# ride reports for CAADX 105 Disc?



## Bob Ross (Apr 18, 2006)

Anyone riding the Cannondale CAADX 105 Disc? How do you like it? What are its strengths/weaknesses? Would you recommend it to someone seeking a dirt/gravel/all-road/go-anywhere bike?

I'm especially interested in hearing from anyone who uses full-coverage fenders on that bike.

Thanks.


----------



## Nubster (Jul 8, 2009)

My buddy has one...it's the CAADX Ultegra but he loves it. His only complaint is he really wants hydro brakes. His is last years when they came with mechs. But otherwise he says it's a great bike and has done some pretty long (70+ mile) rides on it and several thousand miles to date. 

And to clarify...he says the mechanical brakes are fine...nothing wrong with them...but after riding and racing a mountain bike with hydraulic brakes...he's just become accustom to them and prefers them.

For my money though...for less than $200 more...I went with the SuperX (ordered, don't have it yet). Carbon frame and hydro brakes...it was a no brainer for me plus I much prefer SRAM shifting so it was a win/win for me. The 1x11 has me slightly concerned because I'm an out of shape fatass but switching out the r/d and cassette so I can use a 36T in the back and I'm at nearly the same gearing I'd get with the 34/32 on my Synapse...so I think it will be fine. And I can even go 42T in the rear or pop on a 38 on the front if I know a ride will have a lot of nasty climbing.


----------



## apn (Mar 1, 2012)

I had one for about a year. I ditched the stock tires (for 25mm), the promax brakes (for TRP Hy/Rd) and installed full-coverage Bontrager 'NCS' fenders to use the machine as a rain/winter bike.

I really enjoyed the bike and rode it everywhere, including a few centuries. As mine was setup for road, I didn't venture into the dirt. The bike was well balanced and the short wheelbase frame handled well.

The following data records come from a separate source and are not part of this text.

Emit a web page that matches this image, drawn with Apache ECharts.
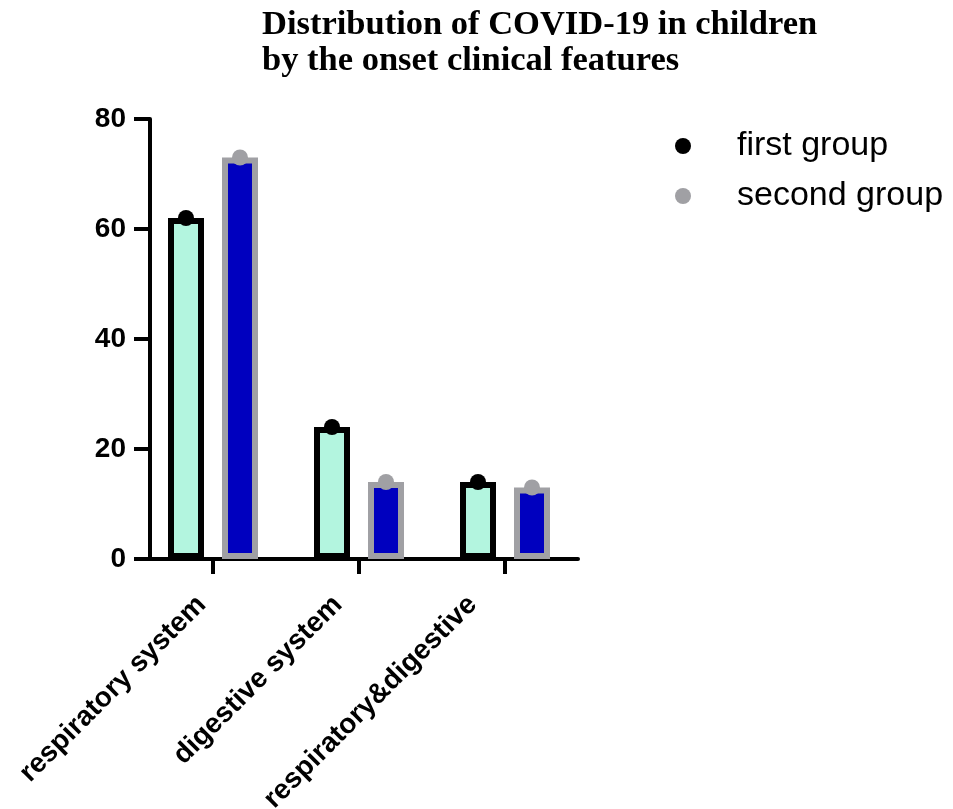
<!DOCTYPE html>
<html>
<head>
<meta charset="utf-8">
<script src="https://cdn.jsdelivr.net/npm/echarts@6/dist/echarts.min.js"></script>
<style>
  html, body { margin: 0; padding: 0; background: #fff; }
  #chart { width: 953px; height: 809px; }
</style>
</head>
<body>
<div id="chart"></div>
<script>
// Onset clinical features (categories)
var categories = ['respiratory system', 'digestive system', 'respiratory&digestive'];
// Number of children per group
var firstGroup = [62, 24, 14];
var secondGroup = [73, 14, 13];
// Y axis ticks
var yTicks = { min: 0, max: 80, step: 20 };
var groupNames = ['first group', 'second group'];

var MINT = '#b3f5df', BLUE = '#0000bf', GREY = '#a0a0a4', INK = '#000';
var barW = 36, barGap = '50%';
// Per-label nudge of the rotated category labels: right padding and line height
var labelPadRight = [16, 23, 31];
var labelLineHeight = [32, 14, 30];

var chart = echarts.init(document.getElementById('chart'), null, { renderer: 'canvas' });

function barSeries(values, fill, border) {
  return {
    type: 'bar',
    name: '_bar',
    data: values,
    barWidth: barW,
    barGap: barGap,
    itemStyle: { color: fill, borderColor: border, borderWidth: 6 },
    z: 2,
    silent: true
  };
}
function dotSeries(name, values, color) {
  return {
    type: 'pictorialBar',
    name: name,
    data: values,
    barWidth: barW,
    barGap: barGap,
    symbol: 'circle',
    symbolSize: [16, 16],
    symbolPosition: 'end',
    symbolOffset: [0, '-50%'],
    itemStyle: { color: color },
    z: 5,
    silent: true
  };
}

chart.setOption({
  animation: false,
  backgroundColor: '#fff',
  title: {
    text: 'Distribution of COVID-19 in children\nby the onset clinical features',
    left: 257,
    top: 2,
    textStyle: {
      fontFamily: '"Liberation Serif", "Times New Roman", serif',
      fontWeight: 'bold',
      fontSize: 34.5,
      lineHeight: 36,
      color: INK
    }
  },
  legend: {
    data: groupNames.map(function (n) { return { name: n, icon: 'circle' }; }),
    orient: 'vertical',
    left: 670,
    top: 124,
    itemWidth: 16,
    itemHeight: 16,
    itemGap: 16,
    textStyle: {
      fontFamily: '"Liberation Sans", Arial, sans-serif',
      fontSize: 34,
      color: INK,
      padding: [0, 0, 0, 41]
    }
  },
  grid: { left: 140, top: 119, width: 438, height: 440, containLabel: false, outerBoundsMode: 'none' },
  xAxis: {
    type: 'category',
    data: categories.map(function (c, i) {
      return { value: c, textStyle: { padding: [0, labelPadRight[i], 0, 0], lineHeight: labelLineHeight[i] } };
    }),
    axisLine: { show: true, lineStyle: { color: INK, width: 4 } },
    axisTick: { show: true, alignWithLabel: true, length: 15, lineStyle: { color: INK, width: 4 } },
    axisLabel: {
      rotate: 45,
      margin: 30,
      interval: 0,
      // an empty second line lifts the label along its own normal
      formatter: function (v, i) { return i > 0 ? v + '\n ' : v; },
      fontFamily: '"Liberation Sans", Arial, sans-serif',
      fontWeight: 'bold',
      fontSize: 28,
      color: INK
    }
  },
  yAxis: {
    type: 'value',
    min: yTicks.min,
    max: yTicks.max,
    interval: yTicks.step,
    offset: -10,
    splitLine: { show: false },
    axisLine: { show: true, lineStyle: { color: INK, width: 4 } },
    axisTick: { show: true, length: 16, lineStyle: { color: INK, width: 4 } },
    axisLabel: {
      margin: 24,
      fontFamily: '"Liberation Sans", Arial, sans-serif',
      fontWeight: 'bold',
      fontSize: 28,
      color: INK
    }
  },
  series: [
    barSeries(firstGroup, MINT, INK),
    barSeries(secondGroup, BLUE, GREY),
    dotSeries(groupNames[0], firstGroup, INK),
    dotSeries(groupNames[1], secondGroup, GREY)
  ]
});
</script>
</body>
</html>
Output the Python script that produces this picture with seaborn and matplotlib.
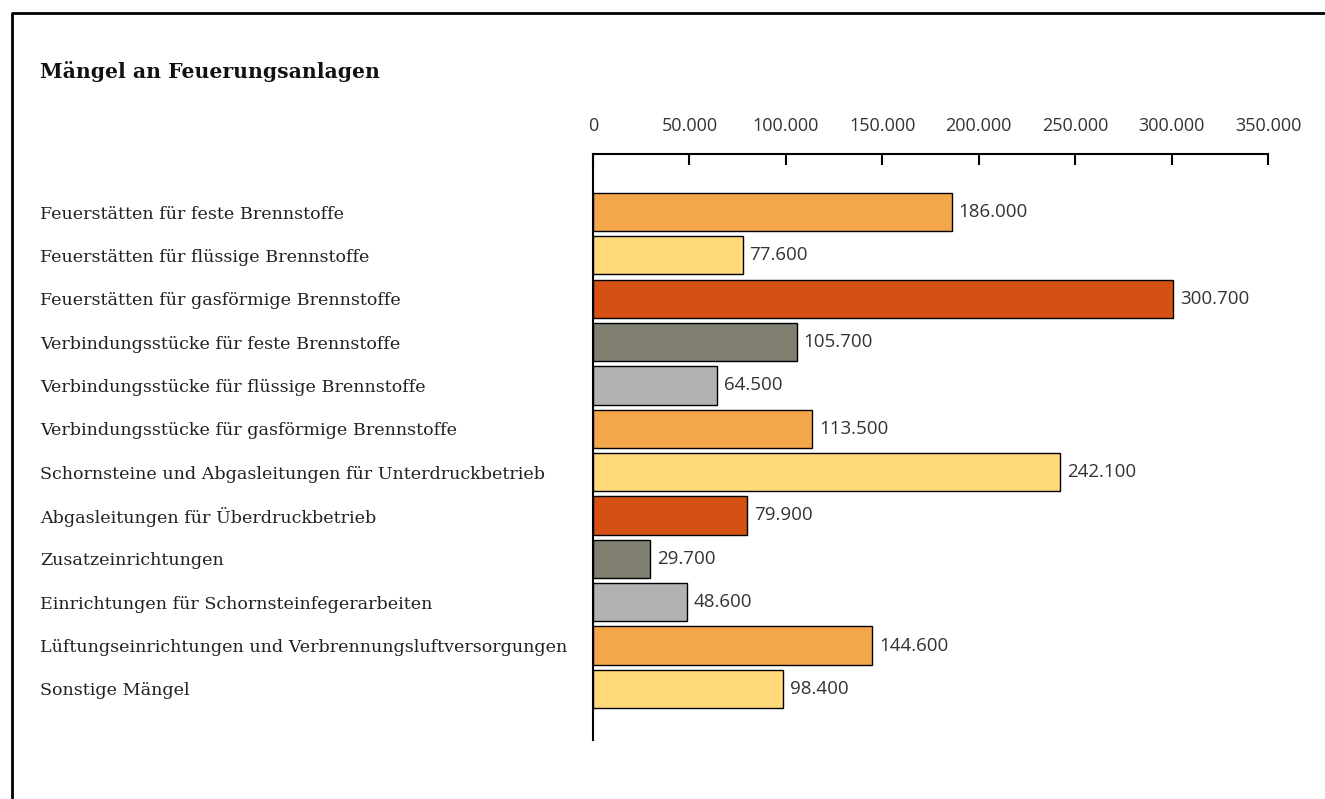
import matplotlib
matplotlib.use("Agg")
import matplotlib.pyplot as plt
import seaborn as sns
import pandas as pd
from matplotlib.lines import Line2D

# Werte aus der Grafik
categories = [
    "Feuerstätten für feste Brennstoffe",
    "Feuerstätten für flüssige Brennstoffe",
    "Feuerstätten für gasförmige Brennstoffe",
    "Verbindungsstücke für feste Brennstoffe",
    "Verbindungsstücke für flüssige Brennstoffe",
    "Verbindungsstücke für gasförmige Brennstoffe",
    "Schornsteine und Abgasleitungen für Unterdruckbetrieb",
    "Abgasleitungen für Überdruckbetrieb",
    "Zusatzeinrichtungen",
    "Einrichtungen für Schornsteinfegerarbeiten",
    "Lüftungseinrichtungen und Verbrennungsluftversorgungen",
    "Sonstige Mängel",
]
values = [186000, 77600, 300700, 105700, 64500, 113500, 242100, 79900, 29700, 48600, 144600, 98400]
bar_colors = ["#F4A74A", "#FFD97A", "#D55013", "#807F70", "#B2B2B2",
              "#F4A74A", "#FFD97A", "#D55013", "#807F70", "#B2B2B2",
              "#F4A74A", "#FFD97A"]
x_ticks = [0, 50000, 100000, 150000, 200000, 250000, 300000, 350000]

df = pd.DataFrame({"kategorie": categories, "anzahl": values})

sns.set_style("white")
plt.rcParams["font.family"] = ["Open Sans", "DejaVu Sans"]

fig = plt.figure(figsize=(13.25, 7.99), dpi=100)
ax = fig.add_axes([593 / 1325, 1 - 740 / 799, 675 / 1325, (740 - 154) / 799])

sns.barplot(data=df, y="kategorie", x="anzahl", hue="kategorie", palette=bar_colors,
            saturation=1, orient="h", width=0.88, edgecolor="black", linewidth=1.0,
            legend=False, ax=ax)

def fmt(v):
    return f"{v:,.0f}".replace(",", ".")

for cont, v in zip(ax.containers, values):
    ax.bar_label(cont, labels=[fmt(v)], padding=5, fontsize=13.5, color="#333333")

ax.set_xlim(0, 350000)
ax.set_ylim(12.18, -1.34)
ax.set_xlabel("")
ax.set_ylabel("")

ax.xaxis.tick_top()
ax.set_xticks(x_ticks)
ax.set_xticklabels([fmt(t) for t in x_ticks])
ax.tick_params(axis="x", direction="in", length=8, width=1.5, color="black",
               pad=14, labelsize=13, labelcolor="#333333")
ax.tick_params(axis="y", length=0, pad=398)
for lab in ax.get_yticklabels():
    lab.set_horizontalalignment("left")
    lab.set_fontfamily("DejaVu Serif")
    lab.set_fontsize(12.6)
    lab.set_color("#222222")

for s in ["right", "bottom"]:
    ax.spines[s].set_visible(False)
for s in ["top", "left"]:
    ax.spines[s].set_linewidth(1.5)
    ax.spines[s].set_color("black")

fig.text(40 / 1325, 1 - 72 / 799, "Mängel an Feuerungsanlagen", fontfamily="DejaVu Serif",
         fontweight="bold", fontsize=14.7, va="center", ha="left", color="#111111")

# Rahmen oben und links
fig.add_artist(Line2D([11.5 / 1325, 11.5 / 1325, 1], [0, 1 - 12.5 / 799, 1 - 12.5 / 799],
                      transform=fig.transFigure, color="black", linewidth=2))

fig.savefig("out.png", dpi=100)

I sold it because I found the 54cm frame too cramped (compared to my other, 56cm bikes) on longer rides. I wanted to try an endurance geometry and replaced the CAADX with a 56cm Synapse disc, transferring the brakes and fenders from the other bike.


----------



## llbr22 (May 13, 2002)

I got a good deal on a 2014 105 10speed and I've used mine for commuting for a year and finally these past two weekends took it out on proper mixed terrain rides. It's seriously
My new favorite bike (on the other ends of the spectrum I ride a 2016 Stumpjumper FSR expert and 2015 Cervelo S3)
Road, bumpy fire roads, mud, single track, all amazing. The stock brakes work ok, but I do want to upgrade them, and I have enough stuff in. The parts bins to lighten the bike somewhat as well. 
Do do a comparison of the SuperX and CAADX geometry and you'll see the CAD has a lower BB and more relaxed geometry. Good for me because I'll be lucky to do 1 or 2 CX races any given year. Definitely a go anywhere bike!


----------